Sparks crackled out of a picture-perfect hickory campfire. Stars blazed a milky trail across the sky. Soon, it seemed, the mountains would cease to allow campfires and begin to gently scatter snow across the Rockies.
Nestled into four layers of long sleeves, flannels and coats, I leaned against a tree stump, feeling the warmth of the fire seep through the fabric. It was chilly out, but I hardly felt the cold. It was as though a bittersweet gratitude was emanating its own warmth from deep within me.
I love personal journeys. Something about deciding to forge a trail where no one has been before gives me such peace. Even in the hard times, it’s a comfort to feel a rock-steady faith despite the obstacles — faith that I am making the right decision, faith that I have already been given what I need to forge that trail.
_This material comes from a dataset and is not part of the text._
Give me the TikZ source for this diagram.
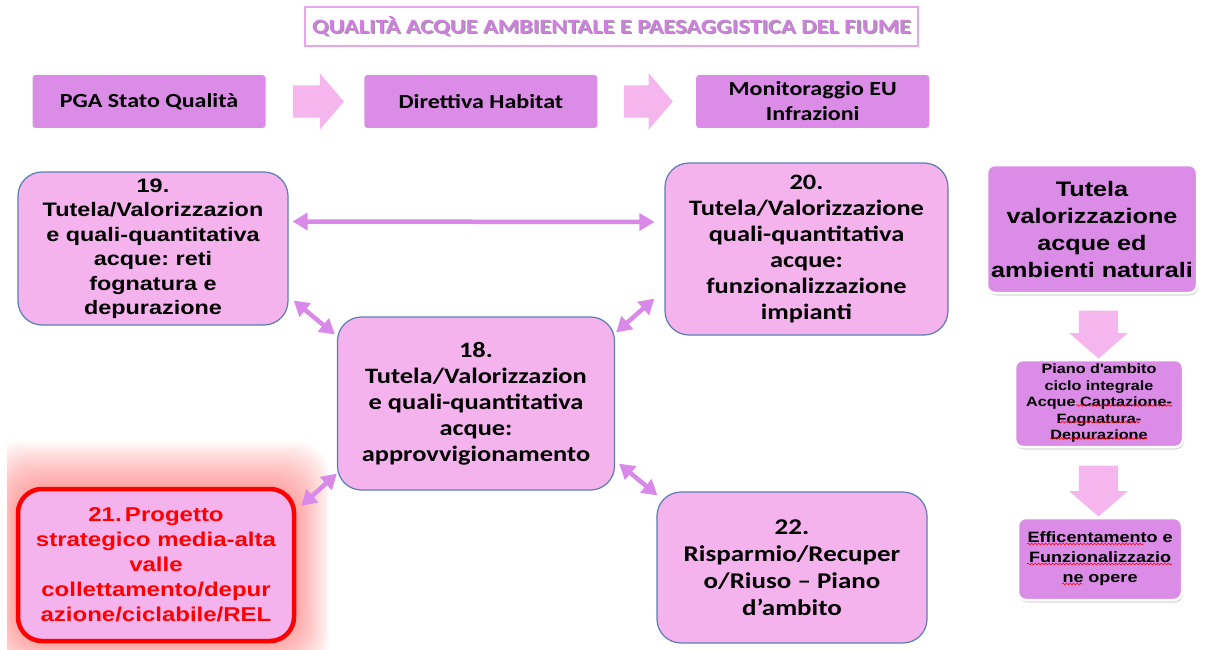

As I watched the faces around the fire light up, I started writing lines in my head, the way I usually do when I want to remember things.
Who knows we’re here? I recall thinking. It was just us, the vast October sky and probably some bears. Other than the three closest people to me, no one knew we were there, circling a campfire at midnight on a Wednesday.
Comforted by the familiarity of the people around me, I just sat and watched and appreciated. The characters from this chapter of my life (who I have blogged about before) were all toasting marshmallows and laughing, doing what they did best.
Trey, despite his ‘man of the modern era’ speeches, built a fire with the skill of a very meticulous woodsman. Claudia provided all the necessities like food, blankets and drinks and lit up the circle with her cheerful appreciation of everything. Isaac pointed his GoPro around the firelight and whipped up a hip video edit, a raw and beautiful snapshot of one of our last hangouts, a window into the warmth of genuine community.
And I sat there, trying hard to replicate Trey’s marshmallow toasting technique.
I will be out of town in just a couple of days. The ability to drive up the mountain and hang out with the bears will soon no longer be a possibility.
But I pushed all that aside, toasting marshmallows as though they held the answers. We probably looked pretty poetic and hipster, laughing around the fire the way we were.
“I sometimes like to build up a real hot fire,” Trey was saying, “And buy raw hot dogs and just cook them and risk getting salmonella. There’s something real visceral about it.”
When eventually left, creating a steaming cloud in our wake after having put out the fire. Hickory smoke permeated the layers of clothing we wore, turning the car into what smelled like a giant smoker.
Goodbyes in Steamboat Springs, it turns out, smell like hickory campfires.